FAMILY violence remains the number one crime issue in Victoria.

PREVENTION: Minister for the Prevention of Family Violence Natalie Hutchins congratulates Gunditjamara Aboriginal Cooperative CEO Jason Kanoa on the new funding.

PREVENTION: Minister for the Prevention of Family Violence Natalie Hutchins congratulates Gunditjamara Aboriginal Cooperative CEO Jason Kanoa on the new funding.

Minister for the Prevention of Family Violence Natalie Hutchins said there were 75,000 reported incidents of family violence in the 2016/17 financial year.

“Whilst people tend to focus on a stolen car or a broken into house ...our number one issue is family violence and that’s a big challenge for all governments and all community to start to turn that around,” she said.

Ms Hutchins announced $100,000 of funding for the Gunditjmara Aboriginal Cooperative to develop a family violence education program and resource kit.

She said when addressing family violence prevention the programs needed to be localised and be relevant to the communities they’re working in.

“The important thing is that you allow locals to have a say in the development of a program,” she said. “What we’re trying to do is to encourage a change of behaviour towards respecting women and preventing family violence.”

Coorperative CEO Jason Kanoa said the funding would ensure the cooperative had a dedicated person working on the prevention of family violence in the Aboriginal community.

“We’ve got crisis response at the moment but we do want to do more in early intervention to stop it happening,” he said. “The impacts of family violence in our communities is significant.
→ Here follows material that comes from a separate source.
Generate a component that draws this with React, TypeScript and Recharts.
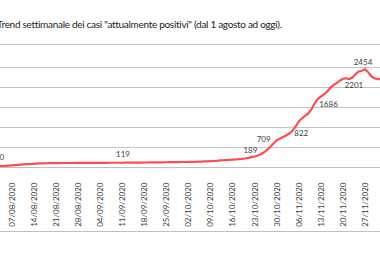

A number of our kids in out of home care are directly related to family violence.

“We’re starting to make some tracks. There’s a number of gaps in terms of family violence response here in the south-west. That’s something that I and our staff are looking to focus on.”

Mr Kanoa said there was a fear in the Aboriginal community about talking about family violence

“We’ve come along way, but in the south-west it is still very much an insulated issue,” he said.

“We wanted to get in and have a real conversation with all members of our community. Right from our elders to our young people about respectful relationships and understanding what that is.”

Ms Hutchins also announced $40,000 for Women’s Health and Wellbeing Barwon South West to highlight the importance of bystanders calling out harmful and disrespectful attitudes which can lead to family violence.